The S.C. Legislature will have opportunities come January to reduce lawsuit abuse even more by placing reasonable caps on noneconomic and punitive damages, as well as curb frivolous lawsuits.

Frivolous lawsuits cost small business owners time and money to defend. On the health care front, they raise the costs in defensive medicine, which is the dynamic by which health care professionals practice diagnostic or therapeutic measures as a safeguard against malpractice liability. These practices are not typically practiced to ensure the well-being of patients. In other words, health care professionals say they run extra tests on patients to make sure they are not liable to personal injury lawyers.

Health care professionals say the primary reason for defensive medicine is to protect themselves and their health care institutions against malpractice liability. Further research concludes that defensive medicine is particularly practiced in emergency medicine and obstetrics, as well as other high risk medicine. Towers Perrin says in its most recent report that medical malpractice costs in 2008 totaled $29.8 billion.

According to a Kessler-McClellan study, defensive medicine costs in 2005 totaled anywhere between $100 billion and $178 billion— costs that are passed on to patients.

In addition to tort issues, business leaders say the state’s workers’ comp system needs reform. They assert that personal injury lawyers feed off of the state’s distorted workers’ compensation system—a problem the state Legislature could tackle this year.

In South Carolina, many workers’ compensation plaintiff attorneysare accused of gaming a system that is designed to be a no-fault system—that is, the way the South Carolina workers’ compensation system is designed, attorneys are not intended to be a part of the process. Unfortunately, South Carolina has allowed this parasitic system to thrive, driving awards up at the cost of business.

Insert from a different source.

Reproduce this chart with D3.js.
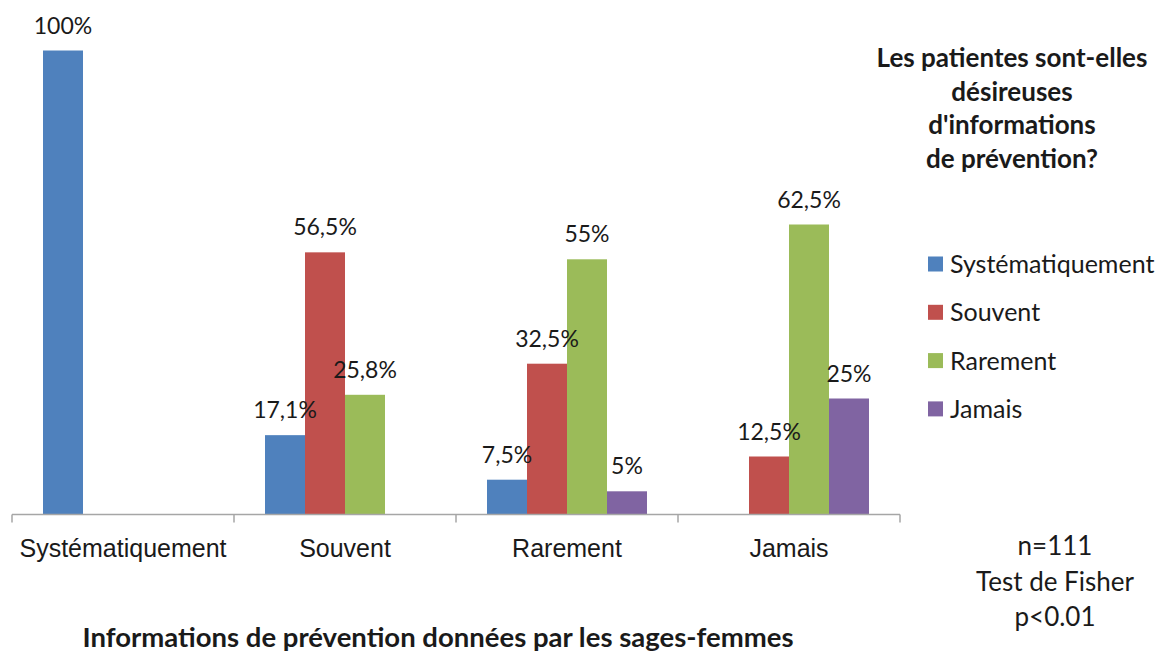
<!DOCTYPE html>
<html>
<head>
<meta charset="utf-8">
<script src="https://cdn.jsdelivr.net/npm/d3@7"></script>
<style>
  body { margin: 0; background: #fff; }
  svg { display: block; font-family: Lato, "Open Sans", sans-serif; }
</style>
</head>
<body>
<svg id="chart" width="1172" height="655"></svg>
<script>
  'use strict';

  // categories on x axis (information given by midwives)
  var categories = ["Systématiquement", "Souvent", "Rarement", "Jamais"];
  // series = answer of patients (legend)
  var series = ["Systématiquement", "Souvent", "Rarement", "Jamais"];
  var colors = ["#4F81BD", "#C0504D", "#9BBB59", "#8064A2"];

  // values in %, one array per series
  var systematiquement = [100, 17.1, 7.5, 0];
  var souvent = [0, 56.5, 32.5, 12.5];
  var rarement = [0, 25.8, 55, 62.5];
  var jamais = [0, 0, 5, 25];
  var values = [systematiquement, souvent, rarement, jamais];

  var titleLines = ["Les patientes sont-elles", "désireuses", "d'informations", "de prévention?"];
  var noteLines = ["n=111", "Test de Fisher", "p<0.01"];
  var xTitle = "Informations de prévention données par les sages-femmes";

  var svg = d3.select("#chart");
  var textColor = "#1a1a1a";

  var x0 = d3.scaleBand().domain(categories).range([12, 900]).padding(0);
  var x1 = d3.scaleBand().domain(series).range([0, x0.bandwidth()])
    .paddingInner(0).paddingOuter(0.775);
  var y = d3.scaleLinear().domain([0, 100]).range([514.5, 50.5]);

  var fmt = function(v) { return String(v).replace(".", ",") + "%"; };

  // flatten data
  var bars = [];
  categories.forEach(function(c, i) {
    series.forEach(function(s, j) {
      bars.push({ cat: c, ser: s, j: j, value: values[j][i] });
    });
  });

  var g = svg.append("g");

  g.selectAll("rect.bar")
    .data(bars.filter(function(d) { return d.value > 0; }))
    .enter().append("rect")
    .attr("class", "bar")
    .attr("x", function(d) { return x0(d.cat) + x1(d.ser); })
    .attr("y", function(d) { return y(d.value); })
    .attr("width", x1.bandwidth())
    .attr("height", function(d) { return y(0) - y(d.value); })
    .attr("fill", function(d) { return colors[d.j]; });

  g.selectAll("text.lbl")
    .data(bars.filter(function(d) { return d.value > 0; }))
    .enter().append("text")
    .attr("class", "lbl")
    .attr("x", function(d) { return x0(d.cat) + x1(d.ser) + x1.bandwidth() / 2; })
    .attr("y", function(d) { return y(d.value) - 17; })
    .attr("text-anchor", "middle")
    .attr("font-size", 23)
    .attr("fill", textColor)
    .text(function(d) { return fmt(d.value); });

  // x axis
  var axis = d3.axisBottom(x0).tickSize(0).tickPadding(0).tickFormat("");
  var ax = svg.append("g").attr("transform", "translate(0," + 514.5 + ")").call(axis);
  ax.select(".domain").attr("stroke", "#a6a6a6").attr("stroke-width", 1.5)
    .attr("d", "M12,0H900");
  var edges = categories.map(function(c) { return x0(c); }).concat([900]);
  ax.selectAll("line.edge").data(edges).enter().append("line")
    .attr("class", "edge")
    .attr("x1", function(d) { return d; }).attr("x2", function(d) { return d; })
    .attr("y1", 0).attr("y2", 8)
    .attr("stroke", "#a6a6a6").attr("stroke-width", 1.5);
  ax.selectAll("text.cat").data(categories).enter().append("text")
    .attr("class", "cat")
    .attr("x", function(d) { return x0(d) + x0.bandwidth() / 2; })
    .attr("y", 42)
    .attr("text-anchor", "middle")
    .attr("font-size", 25)
    .attr("fill", textColor)
    .text(function(d) { return d; });

  // x axis title
  svg.append("text")
    .attr("x", 438).attr("y", 647)
    .attr("text-anchor", "middle")
    .attr("font-size", 27.5).attr("font-weight", "bold")
    .attr("fill", textColor)
    .text(xTitle);

  // legend title
  svg.append("g").selectAll("text").data(titleLines).enter().append("text")
    .attr("x", 1012)
    .attr("y", function(d, i) { return 67 + i * 33.5; })
    .attr("text-anchor", "middle")
    .attr("font-size", 26).attr("font-weight", "bold")
    .attr("fill", textColor)
    .text(function(d) { return d; });

  // legend
  var leg = svg.append("g").selectAll("g").data(series).enter().append("g")
    .attr("transform", function(d, i) { return "translate(928," + (264 + i * 48.3) + ")"; });
  leg.append("rect").attr("x", 0).attr("y", -7.5).attr("width", 15).attr("height", 15)
    .attr("fill", function(d, i) { return colors[i]; });
  leg.append("text").attr("x", 22).attr("y", 9)
    .attr("font-size", 25).attr("fill", textColor)
    .text(function(d) { return d; });

  // note
  svg.append("g").selectAll("text").data(noteLines).enter().append("text")
    .attr("x", 1055)
    .attr("y", function(d, i) { return 555 + i * 35.5; })
    .attr("text-anchor", "middle")
    .attr("font-size", 26).attr("fill", textColor)
    .text(function(d) { return d; });
</script>
</body>
</html>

Simply look at a local phone book. For instance, on the front cover of the Greater Greenville phone book is a workers’ comp attorney advertisement with these words in bold: “INJURED?” The two inside pages of the phone book cover has full page ads with the words, “INJURED?” Count the number of phone book pages that list workers’ comp attorneys. There are 56 pages dedicated to attorneys that deal with workers’ comp cases in the Greenville phone book alone. It is a thriving industry for attorneys in what is supposed to be a system that needs no attorneys.

Until recently, workers’ comp rates have doubled for S.C. businesses year after year. It wasn’t until the S.C. Legislature passed a solid workers’ comp reform law two years ago that rates began to stabilize to a point. The business community believes there is more that the state can do. The legislature agrees. Look for the legislature to work on a bill that implements objective standards on awards for plaintiffs.

The state legislature convenes January 2011.